When you begin to open your life to Him, you begin to see things differently. You begin to see yourself differently. You become more aware of your strengths and your weaknesses, your gifts and your limitations. You begin to recognize patterns in your life that you once ignored. You begin to understand that some of the things you once thought were essential are temporary, and some of the things you once neglected are eternal.
But seeing yourself more clearly will only come from seeing Him more clearly. And that means being open to Him.
This transformation does not happen all at once. It unfolds gradually, often quietly, over time. But its effects are unmistakable. Your priorities shift. Your desires mature. Your perspective widens. You begin to care more deeply about things that truly matter and less about things that ultimately fade.
This is not the loss of yourself. It is the discovery of who you were meant to be.
There is something in every human being that longs for this kind of life, even if we struggle to define it. There is a quiet awareness that life must be about more than survival, more than achievement, more than comfort. We sense that we were made for something greater, something more enduring, something more real.

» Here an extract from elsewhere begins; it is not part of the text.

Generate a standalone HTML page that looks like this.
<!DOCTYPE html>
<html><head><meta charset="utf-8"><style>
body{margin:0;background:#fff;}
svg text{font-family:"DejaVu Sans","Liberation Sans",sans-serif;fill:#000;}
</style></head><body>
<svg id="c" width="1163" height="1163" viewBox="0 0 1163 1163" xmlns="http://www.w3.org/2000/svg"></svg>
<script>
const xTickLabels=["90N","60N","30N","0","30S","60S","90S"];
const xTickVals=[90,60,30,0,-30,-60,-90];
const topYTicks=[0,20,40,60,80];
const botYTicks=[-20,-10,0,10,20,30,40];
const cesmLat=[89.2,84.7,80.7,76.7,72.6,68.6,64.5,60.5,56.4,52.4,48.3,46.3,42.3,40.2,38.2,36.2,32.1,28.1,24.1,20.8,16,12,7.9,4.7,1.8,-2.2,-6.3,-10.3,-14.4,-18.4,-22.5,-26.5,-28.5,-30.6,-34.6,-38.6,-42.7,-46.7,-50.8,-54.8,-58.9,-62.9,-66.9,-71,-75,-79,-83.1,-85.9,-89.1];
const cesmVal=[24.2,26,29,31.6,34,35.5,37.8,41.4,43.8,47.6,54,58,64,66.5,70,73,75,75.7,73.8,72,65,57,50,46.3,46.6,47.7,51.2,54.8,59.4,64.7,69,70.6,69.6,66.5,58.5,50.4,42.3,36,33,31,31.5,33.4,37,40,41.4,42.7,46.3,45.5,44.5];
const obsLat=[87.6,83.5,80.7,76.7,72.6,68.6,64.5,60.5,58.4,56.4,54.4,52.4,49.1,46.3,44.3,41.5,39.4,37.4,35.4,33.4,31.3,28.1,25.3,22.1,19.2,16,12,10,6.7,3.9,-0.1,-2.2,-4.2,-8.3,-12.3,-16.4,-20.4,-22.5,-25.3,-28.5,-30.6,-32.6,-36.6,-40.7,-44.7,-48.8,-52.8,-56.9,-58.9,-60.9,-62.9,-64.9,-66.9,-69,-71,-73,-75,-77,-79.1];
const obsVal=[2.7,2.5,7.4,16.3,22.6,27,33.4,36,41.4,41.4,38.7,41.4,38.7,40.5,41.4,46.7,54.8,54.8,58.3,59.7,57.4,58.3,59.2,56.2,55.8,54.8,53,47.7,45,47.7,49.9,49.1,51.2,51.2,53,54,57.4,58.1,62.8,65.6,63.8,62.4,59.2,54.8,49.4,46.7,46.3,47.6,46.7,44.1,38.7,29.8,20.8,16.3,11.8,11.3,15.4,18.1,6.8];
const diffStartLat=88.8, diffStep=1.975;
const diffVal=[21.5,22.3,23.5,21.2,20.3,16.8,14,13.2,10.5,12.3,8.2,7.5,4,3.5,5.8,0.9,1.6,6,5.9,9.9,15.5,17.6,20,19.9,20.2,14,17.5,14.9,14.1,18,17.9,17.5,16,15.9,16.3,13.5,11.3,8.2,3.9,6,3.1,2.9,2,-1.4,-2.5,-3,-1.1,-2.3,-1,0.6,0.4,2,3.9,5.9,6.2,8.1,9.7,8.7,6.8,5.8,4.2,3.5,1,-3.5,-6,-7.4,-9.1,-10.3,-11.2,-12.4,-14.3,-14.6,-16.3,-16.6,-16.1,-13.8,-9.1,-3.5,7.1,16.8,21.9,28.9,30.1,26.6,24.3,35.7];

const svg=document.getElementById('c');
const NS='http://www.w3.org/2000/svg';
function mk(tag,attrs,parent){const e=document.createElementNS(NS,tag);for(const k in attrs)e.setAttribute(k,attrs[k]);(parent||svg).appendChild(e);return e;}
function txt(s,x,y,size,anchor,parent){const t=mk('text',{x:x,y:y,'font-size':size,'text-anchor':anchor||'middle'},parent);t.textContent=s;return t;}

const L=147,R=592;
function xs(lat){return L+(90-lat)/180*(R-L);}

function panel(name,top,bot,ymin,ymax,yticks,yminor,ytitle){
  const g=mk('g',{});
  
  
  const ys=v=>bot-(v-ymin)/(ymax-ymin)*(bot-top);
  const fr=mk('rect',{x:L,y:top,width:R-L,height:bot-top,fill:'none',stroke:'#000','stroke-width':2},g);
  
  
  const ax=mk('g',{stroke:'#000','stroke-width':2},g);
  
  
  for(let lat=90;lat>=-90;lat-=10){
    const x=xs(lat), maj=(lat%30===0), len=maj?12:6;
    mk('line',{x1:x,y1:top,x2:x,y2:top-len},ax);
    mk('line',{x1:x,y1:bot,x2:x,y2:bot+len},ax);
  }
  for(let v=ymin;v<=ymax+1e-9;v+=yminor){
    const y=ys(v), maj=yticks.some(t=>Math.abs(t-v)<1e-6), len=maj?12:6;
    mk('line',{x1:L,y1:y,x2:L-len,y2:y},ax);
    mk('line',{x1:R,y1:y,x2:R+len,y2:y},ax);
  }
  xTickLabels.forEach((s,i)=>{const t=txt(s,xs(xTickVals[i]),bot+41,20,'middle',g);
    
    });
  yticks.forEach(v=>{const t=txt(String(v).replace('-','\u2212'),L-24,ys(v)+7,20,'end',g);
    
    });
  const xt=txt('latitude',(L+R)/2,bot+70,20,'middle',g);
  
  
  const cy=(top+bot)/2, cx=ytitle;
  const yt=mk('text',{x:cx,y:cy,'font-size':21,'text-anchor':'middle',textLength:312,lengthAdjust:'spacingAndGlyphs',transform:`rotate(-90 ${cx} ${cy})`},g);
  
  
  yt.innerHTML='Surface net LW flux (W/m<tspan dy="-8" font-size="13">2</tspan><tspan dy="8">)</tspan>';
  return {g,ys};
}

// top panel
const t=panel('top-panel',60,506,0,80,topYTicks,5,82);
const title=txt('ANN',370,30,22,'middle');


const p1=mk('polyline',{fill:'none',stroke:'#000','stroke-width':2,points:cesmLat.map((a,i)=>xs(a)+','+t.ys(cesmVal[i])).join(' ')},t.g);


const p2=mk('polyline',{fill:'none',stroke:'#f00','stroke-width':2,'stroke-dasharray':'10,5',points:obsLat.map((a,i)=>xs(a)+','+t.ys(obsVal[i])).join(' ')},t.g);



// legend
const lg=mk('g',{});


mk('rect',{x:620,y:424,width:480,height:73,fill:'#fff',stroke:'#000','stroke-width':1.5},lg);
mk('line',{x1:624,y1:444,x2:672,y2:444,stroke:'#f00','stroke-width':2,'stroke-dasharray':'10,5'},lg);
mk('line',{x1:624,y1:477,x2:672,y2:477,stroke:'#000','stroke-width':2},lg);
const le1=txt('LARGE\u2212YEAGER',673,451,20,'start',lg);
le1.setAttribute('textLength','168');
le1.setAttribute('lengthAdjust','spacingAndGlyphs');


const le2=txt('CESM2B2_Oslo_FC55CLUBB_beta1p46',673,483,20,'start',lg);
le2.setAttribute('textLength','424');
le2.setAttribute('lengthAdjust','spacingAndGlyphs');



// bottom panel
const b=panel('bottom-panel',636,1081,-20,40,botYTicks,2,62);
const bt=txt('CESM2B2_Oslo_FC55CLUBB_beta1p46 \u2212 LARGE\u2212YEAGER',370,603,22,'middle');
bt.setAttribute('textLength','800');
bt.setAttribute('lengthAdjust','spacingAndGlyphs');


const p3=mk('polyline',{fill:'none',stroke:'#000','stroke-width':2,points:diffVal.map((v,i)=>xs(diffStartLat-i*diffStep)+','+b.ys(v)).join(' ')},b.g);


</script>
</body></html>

That longing is not accidental. It is a reflection of your design. You were created not merely to exist, but to know God. Not merely to acknowledge Him intellectually, but to experience Him personally. Not merely to live independently of Him, but to live in relationship with Him.
And, once again, relationship always requires openness. (Maybe I’m being redundant here…or maybe I’m trying to drive home a point.)

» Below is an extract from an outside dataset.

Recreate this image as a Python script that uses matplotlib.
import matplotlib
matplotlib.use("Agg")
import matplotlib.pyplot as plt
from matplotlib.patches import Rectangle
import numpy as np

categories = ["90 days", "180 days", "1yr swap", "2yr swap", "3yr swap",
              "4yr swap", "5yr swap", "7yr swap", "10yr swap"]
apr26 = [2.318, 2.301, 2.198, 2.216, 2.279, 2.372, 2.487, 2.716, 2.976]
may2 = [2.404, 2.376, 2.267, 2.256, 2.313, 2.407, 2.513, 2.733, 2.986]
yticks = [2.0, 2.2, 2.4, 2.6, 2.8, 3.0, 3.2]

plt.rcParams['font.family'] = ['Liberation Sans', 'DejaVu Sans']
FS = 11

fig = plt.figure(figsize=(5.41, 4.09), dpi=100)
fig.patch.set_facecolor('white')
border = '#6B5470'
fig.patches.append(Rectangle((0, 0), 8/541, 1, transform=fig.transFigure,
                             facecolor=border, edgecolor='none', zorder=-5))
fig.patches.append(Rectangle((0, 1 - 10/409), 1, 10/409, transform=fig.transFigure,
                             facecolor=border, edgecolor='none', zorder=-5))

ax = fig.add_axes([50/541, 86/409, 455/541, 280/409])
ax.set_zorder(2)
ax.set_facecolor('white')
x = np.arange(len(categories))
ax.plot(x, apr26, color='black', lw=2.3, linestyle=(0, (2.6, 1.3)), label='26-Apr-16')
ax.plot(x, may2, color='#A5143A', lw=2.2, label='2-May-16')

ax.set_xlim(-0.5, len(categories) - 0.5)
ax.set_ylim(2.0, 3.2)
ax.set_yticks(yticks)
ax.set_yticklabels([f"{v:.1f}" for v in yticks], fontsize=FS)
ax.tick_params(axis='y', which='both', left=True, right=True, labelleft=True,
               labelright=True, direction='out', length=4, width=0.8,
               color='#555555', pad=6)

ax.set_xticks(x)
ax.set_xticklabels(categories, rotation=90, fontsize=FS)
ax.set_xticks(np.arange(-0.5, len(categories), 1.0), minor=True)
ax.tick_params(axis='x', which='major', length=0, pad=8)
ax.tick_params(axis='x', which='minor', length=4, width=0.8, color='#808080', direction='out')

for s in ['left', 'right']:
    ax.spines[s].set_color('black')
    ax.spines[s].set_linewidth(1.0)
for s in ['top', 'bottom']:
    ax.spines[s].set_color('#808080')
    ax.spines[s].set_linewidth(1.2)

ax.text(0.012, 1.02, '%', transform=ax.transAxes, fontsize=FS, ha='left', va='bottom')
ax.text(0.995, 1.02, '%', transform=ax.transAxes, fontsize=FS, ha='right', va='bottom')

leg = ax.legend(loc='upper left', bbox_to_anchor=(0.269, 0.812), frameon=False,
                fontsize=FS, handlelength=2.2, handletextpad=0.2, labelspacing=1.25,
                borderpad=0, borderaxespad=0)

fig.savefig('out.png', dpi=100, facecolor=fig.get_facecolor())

It requires willingness. It requires trust. It requires the courage to move beyond the safety of distance and into the reality of connection.
This is why openness can feel unsettling at first. Closed lives feel safer because they are predictable. You know what to expect. You know what you control (But this is an illusion, if you recall). But closed lives are also limited lives. They never experience the fullness of what is possible because they never allow anything greater than themselves to enter.
Openness, by contrast, introduces uncertainty—but it also introduces possibility. It creates space for growth. It creates space for transformation. It creates space for God to work in ways you could never accomplish on your own.
And this is where the invitation of God meets the decision of the individual.
God does not force His way into a person’s life. He invites it, like the “OPEN” sign on your favorite shop.
He invites you to open your eyes to see Him as He truly is.
He invites you to open your heart to receive His grace.
He invites you to open your hands to participate in His purposes.
You can remain closed, maintaining control, preserving comfort, protecting independence. Or you can open your life to the One who created you, knows you fully, and loves you completely.
This openness is not weakness. It is not passivity. It is not the abandonment of thought or responsibility. It is an act of trust grounded in the recognition that God is more trustworthy than your fears, more stable than your circumstances, and more capable than your own understanding.
It is the decision to believe that the One who made you knows how your life was meant to be lived.
Openness to God does not remove every question or eliminate every struggle. But it changes the foundation on which your life rests. It replaces isolation with relationship. It replaces uncertainty with trust. It replaces self-reliance with dependence on a God who is faithful.
And this is where everything begins.
Before a person can live with true purpose, they must first allow God access to where they are. God is not distant. He is not absent. He is not silent.
He is present. He is speaking. He is working.
The question is not whether God is open to you.
The question is whether you are open to Him.